Like a father who tries hard to instill good habits in his disobedient child, over the years the Reserve Bank of India (RBI) has been requesting, nudging and even scolding banks for keeping the borrower in dark, giving a total miss to the idea of transparency in lending. Even bankers themselves often didn’t quite understand how the rate is arrived at. The RBI kept experimenting with methodologies to calculate loan rates from Prime Lending Rate (PLR) to Benchmark Prime Lending Rate (PLR) to base rate to Marginal Cost Lending Rate (MCLR). All of these had some or other flaws. For instance, BPLR is the rate at which banks’ prime borrowers get money but then deciding who fits to be a prime borrower often led to disputes.
The problem with the RBI always was that it couldn’t have directed banks outright on rates beyond tweaking the methodology and occasional nudging, because that would have worked against the idea of a free interest rate regime.
In deregulated interest rate regime, the decision on all types of rates is up to the banks, not the regulator. But margin-hungry banks have always found a way around to beat the central bank formulae and keep the customer in dark about what’s really going on with his lending rates over time and when respective benchmark rates are tinkered with.
The RBI, on Wednesday, laid out the rules for yet another switch—from MCLR (internal benchmark) to external benchmarks-based (repo rate, treasury bill yield) lending system. Banks will have to implement this for all floating rate loans from 1 April , 2019. These include auto, housing loans and loans to small companies.
Will this new method work well for both the bank and the customer? One needs to wait for the detailed guidelines to see how exactly the methodology will work but prima facie this model, of course, gives hopes of a major step on the way to real transparency.
There is not going to be much change at the final lending rate since banks have been clearly given the freedom to decide the spread above these benchmarks.

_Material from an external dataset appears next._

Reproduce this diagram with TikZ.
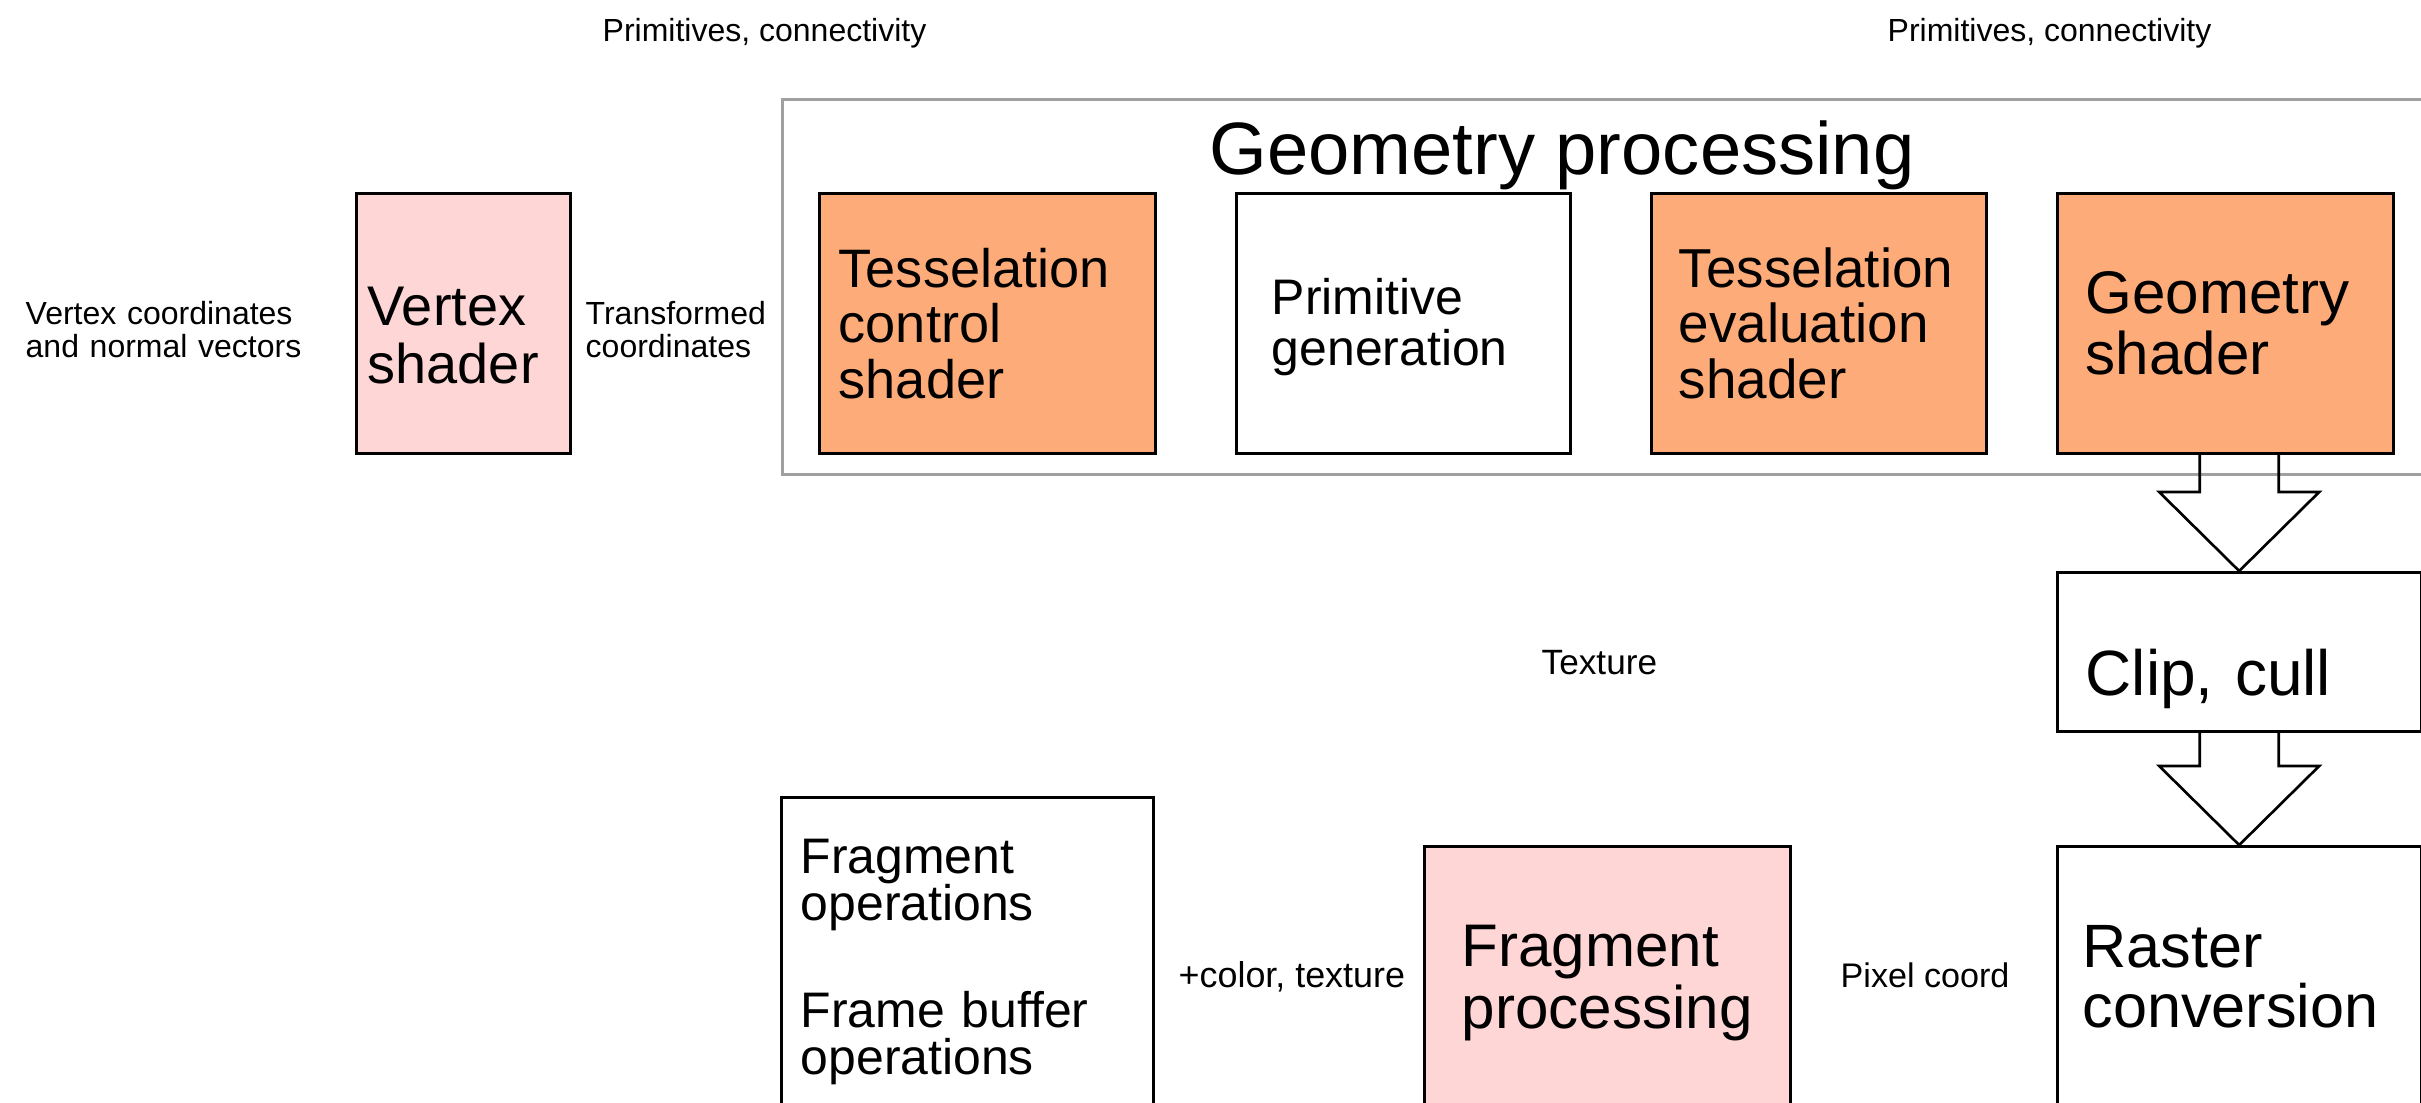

Banks can decide this factoring in multiple parameters such as the borrower rating, tenor premium, administrative charges and category of loan. For example, banks can impose a spread of 250-300 basis points above the repo rate of 6.50 percent or 91-days T-Bill yield of 6.81 percent. But compared with the MCLR calculation, this is model looks much simpler and the consumer can always ask the bank about the rate rationale citing the easily available external benchmark rate.
Another good thing is that RBI has clearly stipulated that the spread should remain same “unchanged through the life of the loan, unless the borrower’s credit assessment undergoes a substantial change and as agreed upon in the loan contract”. This would mean that customers will likely have a fair amount of certainty about the rate throughout the tenure. Basically, this will mean more transparency in the process as far as the consumer is concerned.
On the other hand, the change is unlikely to have an impact on banks’ margins although they will have to now prepare for a change in the processes and adjust their asset liability balance. As the RBI said, the lenders are free to offer different external benchmark linked loans to different categories but must have a uniform external benchmark within a loan category. This means once a bank accepts a certain benchmark, say 91-days T-Bill yield, it cannot change that for that particular loan category, say retail housing loans, but is free to use another benchmark for a separate category, say MSME loans.
“At least a borrower will now easily understand which benchmark is used to calculate his loan rate whereas in MCLR this was slightly difficult,” said Siddharth Purohit, research analyst at SMC Global Securities.
To sum up, the retail borrower can now question the bank as to why their floating loan rates are going up or down looking at the change in the respective benchmark rate. This was not the case with MCLR where even banks were not sure how exactly the marginal cost is computed. Calculating cost won’t be a mathematical nightmare for the borrower anymore.